Review: Pop Up Pizza

Until recently, Fraser and Kingsway wasn’t on Vancouver’s culinary map. A flat-iron intersection anchored by a tiny strip mall, an even smaller strip of parkland and some ramshackle storefronts, it wasn’t until French bistro Les Faux Bourgeois opened its doors in late 2009 that the area started pulling in diners from across the city — lots of them. Enough that without reservations, you’re looking at a seemingly interminable wait for a table. Luckily, that’s what happened to yours truly last Wednesday night. I say luckily, because without that line, I might never have stumbled upon Pop Up Pizza, a bare-bones hipster hangout that nonetheless has some of the best pie in town.

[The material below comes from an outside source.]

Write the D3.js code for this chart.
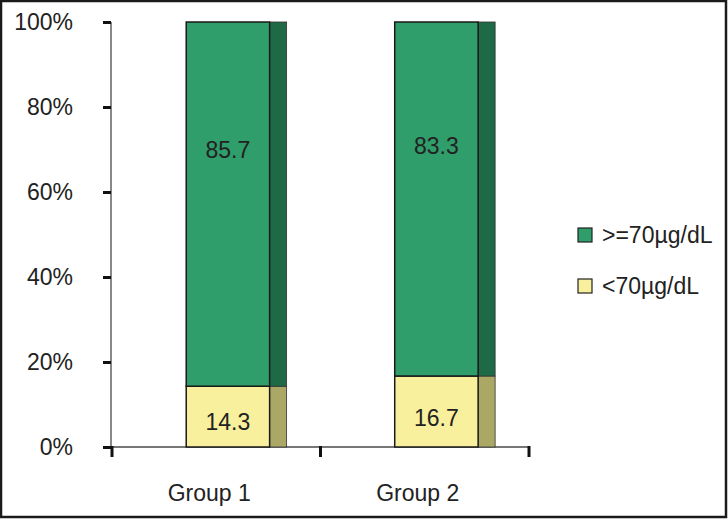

When co-owners Ben McGuire (formerly of Lucy’s East Side Café) and Brian Mosby (formerly of Vij’s) took over the lease at 646 Kingsway to open their dream restaurant, they faced a wait of several months for the necessary reno permits. Luckily, the abandoned diner had a pizza oven in the back, so the pair decided to make some dough slinging pies until the licensing comes through. The result is Pop Up Pizza, a temporary pizzeria that will disappear as soon as City Hall signs the paperwork for their high-end comfort food joint.

Like most transitional spaces — a first apartment or a dorm room — the décor at Pop Up is eclectic frat boy, with mismatched furniture and a big black box speaker thumping out tunes from the open turntable by the bar where guests are encouraged to spin their own vinyl. The guys’ own record collection lines the refrigerator-white walls with memory-lane ‘70s- and ‘80s-era Paul Simon, The Smiths and The The sharing space with ironic/iconic albums by Nana Mouskouri, Don Ho and Bananarama.

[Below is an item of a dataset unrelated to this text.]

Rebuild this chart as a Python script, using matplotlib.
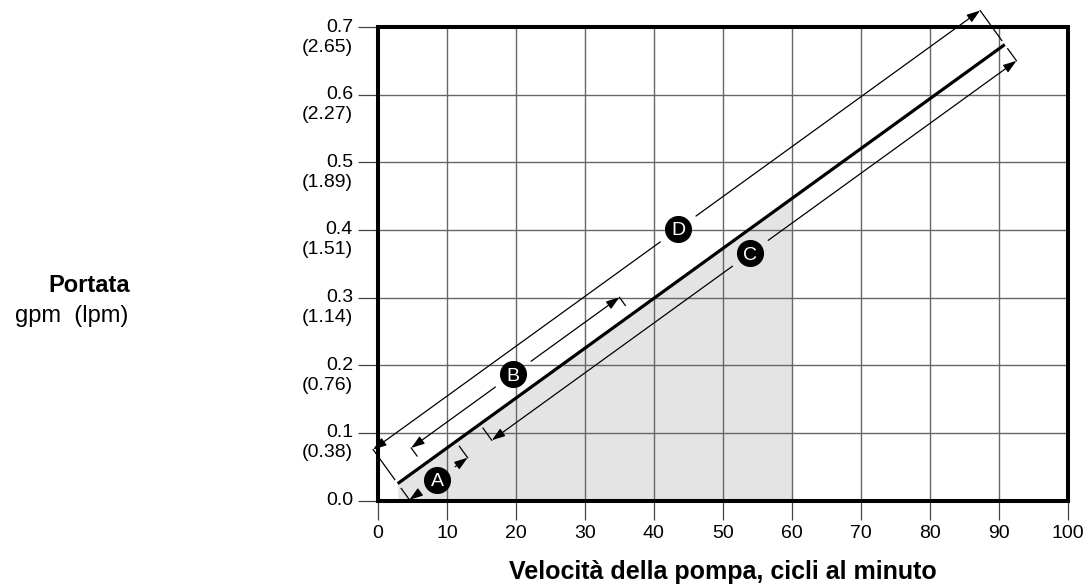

The limited menu, displayed on a blackboard over the front windows and table side on a photocopied, take-out style flyer, is nearly as sparse as the décor. Unlike the thrift-store furniture, however, everything that comes out of the kitchen is well-thought-out and charmingly executed. McGuire and Mosby offer up six rustic-style flatbreads with musical names ($12 – $22) that don’t skimp on local, quality ingredients. The meat-heavy Misfit boasts pungent, salty-sweet slices of rosemary wild boar sausage. The Don Ho (Hawaiian, obviously) plays sweet rum-soaked pineapple against smoky Re-Up BBQ bacon and the vegetarian Pixie gets an earthy kick from chunks of Happy Days chèvre. Also well worth trying is the signature “Lamburgini” lamb and beef burger topped with buttermilk onion rings ($13), the perfect complement to a glass of house red sangria. The indulgent $20 prix-fixe brunch is worth the reservation. Side salads, smoothies and the occasional piece of Mosby’s mom’s strawberry pie often work out to three or more courses.

Of course, the good times and good eats could pop off anytime in the next few months, so be sure to pop in before it’s gone.

Comments

1 thought on “Review: Pop Up Pizza”

  1. Steven, thanks for the great review. You pretty much nailed it on the head on what we are doing at the PopUp Pizza place. I live around that area and I am a bit of a foodie. Honestly the tacos at Sal y Limon are awesome (best I have had since Mexico), the French food at LFB is outta sight and our neighbours Koi Japanese is kicking it. His place is packed every night. Kingsway and Fraser is turning out to be a great spot to try awesome food. You pretty much summed up what the plan will be. Come say hello if you make it back in. Totally love your site by the way!